52:07 Van Gogh’s Infinity
I was recently reading Pascal Bonafoux’s excellent biographical sketch of Van Gogh when I came across this arresting line, drawn from one of the artist’s letters: “Painting harnesses infinity.”
The line stuck with me as I worked my way through Taschen’s two-volume Van Gogh and reviewed most of his surviving work. These three words seemed to epitomize his entire passion and endeavor as an artist – to render a vision of infinity in the everyday by the careful, controlled amplification of sensual experience.
Whether painting a chair, a pair of shoes, or a sunflower, he could see and show us what it is that is alive in that sunflower, shoe, or chair, and in ourselves.
William Blake’s Auguries of Innocence:
To see a World in a Grain of Sand
And a Heaven in a Wild Flower
Hold Infinity in the palm of your hand
And Eternity in an hour
I’m the kind of person who is incapable of reading any fewer than four books at any one time. It’s a habit I picked up in college, and I’ve never lost it – the rewards are too great. I’ve learned to expect unforeseen synergies and reflections that echo across time and space, unifying disparate domains of inquiry into a single insight. It’s what comes of comparative study.
So I wasn’t surprised when I moved from Van Gogh to Eternity’s Sunrise, Leo Damrosch’s outstanding new biographical study of William Blake, to find precisely those resonances. I could imagine no keener or more precise gloss on the function of Van Gogh’s art than Blake’s poetry.
Take these lines from his early work There is No Natural Religion:
Man’s Perceptions are not bounded by Organs of Perception; he perceives more than Sense (tho’ ever so acute) can discover.
Reason, or the Ratio of all we have already known, is not the same that it shall be when we know more.
The Bounded is loathed by its possessor. The same dull round, even of a Universe, would soon become a Mill with complicated wheels.
If the Many become the same as the Few, when possess’d, ‘More! More!’ is the cry of a mistaken soul: less than All cannot satisfy Man.
If any could desire what he is incapable of possessing, Despair must be his Eternal lot.
The Desire of Man being Infinite, the possession is Infinite, and himself Infinite.
He who sees the Infinite in all things sees God.
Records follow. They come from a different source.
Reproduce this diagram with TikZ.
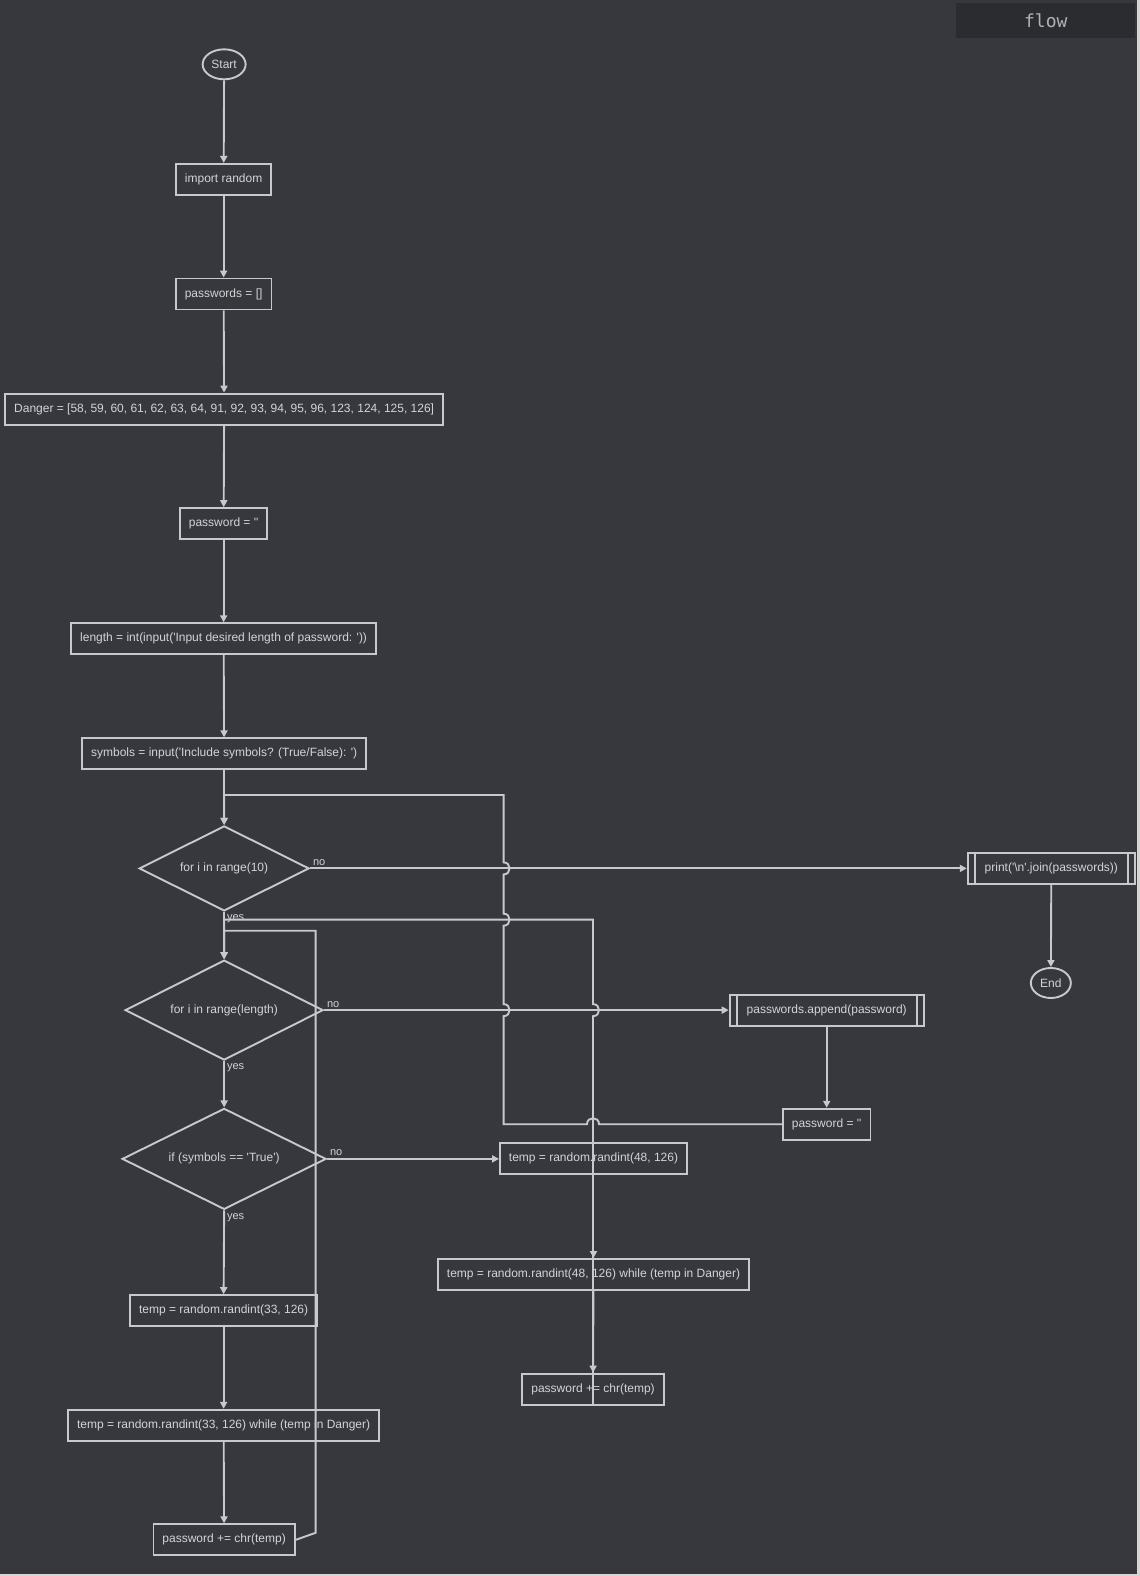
\documentclass[tikz,border=0pt]{standalone}
\usepackage{fontspec}
\setmainfont{Liberation Sans}[Ligatures=TeXOff]
\newfontfamily\flowmono{DejaVu Sans Mono}
\usetikzlibrary{arrows.meta,positioning,shapes.geometric}
\definecolor{slatebg}{RGB}{54,56,61}
\definecolor{edgegray}{RGB}{200,201,205}
\definecolor{labelgray}{RGB}{212,212,214}
\definecolor{titlebg}{RGB}{43,44,48}
\definecolor{titlegray}{RGB}{178,178,180}
\definecolor{framegray}{RGB}{214,214,214}
\tikzset{
  proc/.style={
    draw=edgegray,
    line width=1.9pt,
    text=labelgray,
    minimum height=31pt,
    inner xsep=9pt,
    font=\fontsize{12}{14}\selectfont
  },
  subr/.style={
    proc,
    inner xsep=17pt
  },
  term/.style={
    ellipse,
    draw=edgegray,
    line width=1.9pt,
    text=labelgray,
    minimum height=30pt,
    inner sep=0pt,
    font=\fontsize{12}{14}\selectfont
  },
  decide/.style={
    diamond,
    shape aspect=2,
    draw=edgegray,
    line width=1.9pt,
    text=labelgray,
    inner sep=0pt,
    font=\fontsize{12}{14}\selectfont
  },
  lbl/.style={
    text=labelgray,
    inner sep=2pt,
    font=\fontsize{11}{13}\selectfont
  },
  titlebox/.style={
    fill=titlebg,
    text=titlegray,
    minimum width=179pt,
    minimum height=35pt,
    font=\flowmono\fontsize{18}{20}\selectfont
  },
  line/.style={
    draw=edgegray,
    line width=1.9pt
  },
  arrow/.style={
    -{Triangle[length=7pt,width=7pt]},
    line
  }
}

\begin{document}
\begin{tikzpicture}[x=1.0053pt,y=-1.0053pt]
\fill[framegray] (0,0) rectangle (1134,1568);
\fill[slatebg] (0,0) rectangle (1131.5,1566);
\useasboundingbox (0,0) rectangle (1134,1568);

\node[titlebox] (ttl) at (1040.5,20.5) {flow};

% main column
\node[term, minimum width=43pt] (start) at (223,64) {Start};
\node[proc] (imp) at (222.5,178.5) {import random};
\node[proc] (pwl) at (222.5,292.5) {passwords = []};
\node[proc] (dng) at (223,407) {Danger = [58, 59, 60, 61, 62, 63, 64, 91, 92, 93, 94, 95, 96, 123, 124, 125, 126]};
\node[proc] (pw1) at (222.5,521) {password = ''};
\node[proc] (len) at (222.5,635.5) {length = int(input('Input desired length of password: '))};
\node[proc] (sym) at (223,750) {symbols = input('Include symbols? (True/False): ')};
\node[decide, minimum width=170pt, minimum height=85pt] (f10) at (223,864) {for i in range(10)};
\node[decide, minimum width=198pt, minimum height=100pt] (flen) at (223,1005) {for i in range(length)};
\node[decide, minimum width=204pt, minimum height=101pt] (sif) at (223,1153) {if (symbols == 'True')};
\node[proc] (t33) at (222.5,1304) {temp = random.randint(33, 126)};
\node[proc] (w33) at (222.5,1418) {temp = random.randint(33, 126) while (temp in Danger)};
\node[proc] (prl) at (223,1532) {password += chr(temp)};

% no symbols branch
\node[proc] (t48) at (590.5,1153) {temp = random.randint(48, 126)};
\node[proc] (w48) at (590.5,1268) {temp = random.randint(48, 126) while (temp in Danger)};
\node[proc] (prr) at (590,1382) {password += chr(temp)};

% right side
\node[subr] (app) at (822.5,1005) {passwords.append(password)};
\node[proc] (pw2) at (822.5,1118.5) {password = ''};
\node[subr] (prt) at (1046,864) {print('\textbackslash n'.join(passwords))};
\node[term, minimum width=40pt] (end) at (1045.5,978) {End};

\draw[line] ([xshift=8pt]app.north west) -- ([xshift=8pt]app.south west);
\draw[line] ([xshift=-8pt]app.north east) -- ([xshift=-8pt]app.south east);
\draw[line] ([xshift=8pt]prt.north west) -- ([xshift=8pt]prt.south west);
\draw[line] ([xshift=-8pt]prt.north east) -- ([xshift=-8pt]prt.south east);

\draw[arrow] (start) -- (imp);
\draw[arrow] (imp) -- (pwl);
\draw[arrow] (pwl) -- (dng);
\draw[arrow] (dng) -- (pw1);
\draw[arrow] (pw1) -- (len);
\draw[arrow] (len) -- (sym);
\draw[arrow] (sym) -- (f10);

\draw[arrow] (f10.east) node[lbl, anchor=south west] (no1) {no} -- (prt.west);
\draw[arrow] (prt) -- (end);
\draw[arrow] (f10.south) node[lbl, anchor=north west] (yes1) {yes} -- (flen.north);
\draw[arrow] (flen.east) node[lbl, anchor=south west] (no2) {no} -- (app.west);
\draw[arrow] (app) -- (pw2);
\draw[arrow] (flen.south) node[lbl, anchor=north west] (yes2) {yes} -- (sif.north);
\draw[arrow] (sif.east) node[lbl, anchor=south west] (no3) {no} -- (t48.west);
\draw[arrow] (sif.south) node[lbl, anchor=north west] (yes3) {yes} -- (t33.north);
\draw[arrow] (t33) -- (w33);
\draw[arrow] (w33) -- (prl);
\draw[arrow] (t48) -- (w48);
\draw[arrow] (w48) -- (prr);

% loops back
\coordinate (outerturn) at (501,791);
\coordinate (rightturn) at (590,915);
\coordinate (leftturn) at (314,926);
\coordinate (leftfoot) at (314,1525);

\draw[arrow] (pw2.west) -- (596,1118.5) .. controls +(0,-8) and +(0,-8) .. (584,1118.5)
  -- (outerturn |- pw2.west) -- (501,1011) .. controls +(8,0) and +(8,0) .. (501,999)
  -- (501,921) .. controls +(8,0) and +(8,0) .. (501,909)
  -- (501,870) .. controls +(8,0) and +(8,0) .. (501,858)
  -- (outerturn) -- (f10.north |- outerturn) -- (f10.north);
\draw[arrow] (prr.south) -- (590,1011) .. controls +(8,0) and +(8,0) .. (590,999)
  -- (rightturn) -- (flen.north |- rightturn) -- (flen.north);
\draw[arrow] (prl.east) -- (leftfoot) -- (leftturn) -- (flen.north |- leftturn) -- (flen.north);
\end{tikzpicture}
\end{document}
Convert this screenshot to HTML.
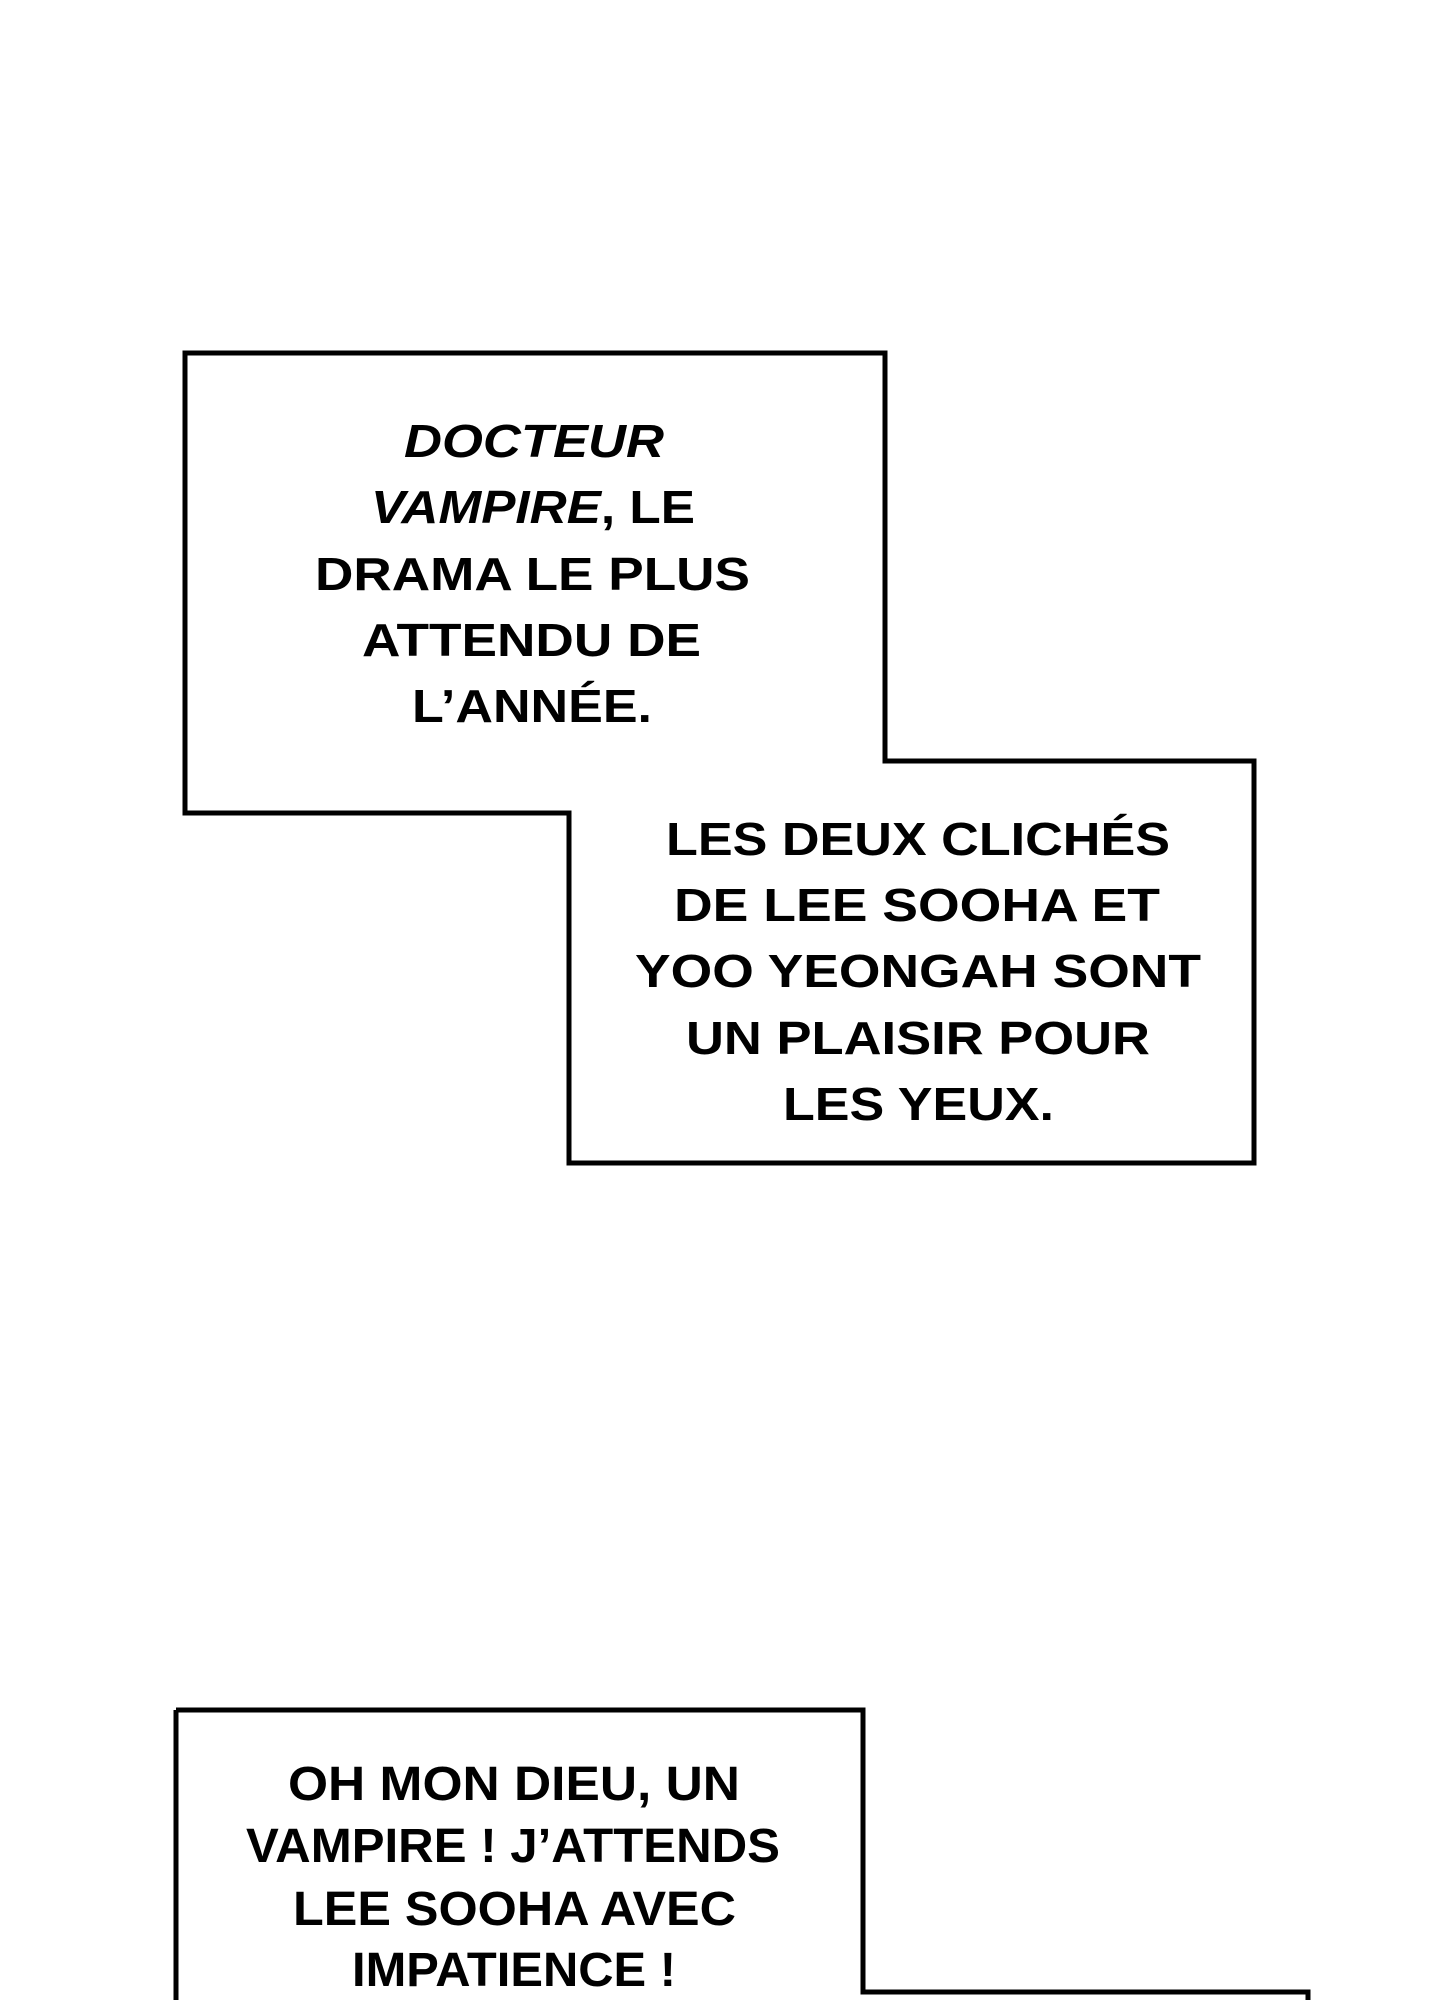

He who sees the Ratio only, sees himself only.
God becomes as we are, that we may be as He is.
Van Gogh helps us to see the infinite in all things.
This morning I was out in Redwood Shores in California and saw this landscape – the kind of view I normally wouldn’t think twice about.
I couldn’t help but see the cypress trees and fields of Van Gogh’s Arles.
“I do my best,” he wrote to his brother Theo. “I draw, not to annoy people, but to amuse them, or to make them see things that are worth observing and that not everybody knows.”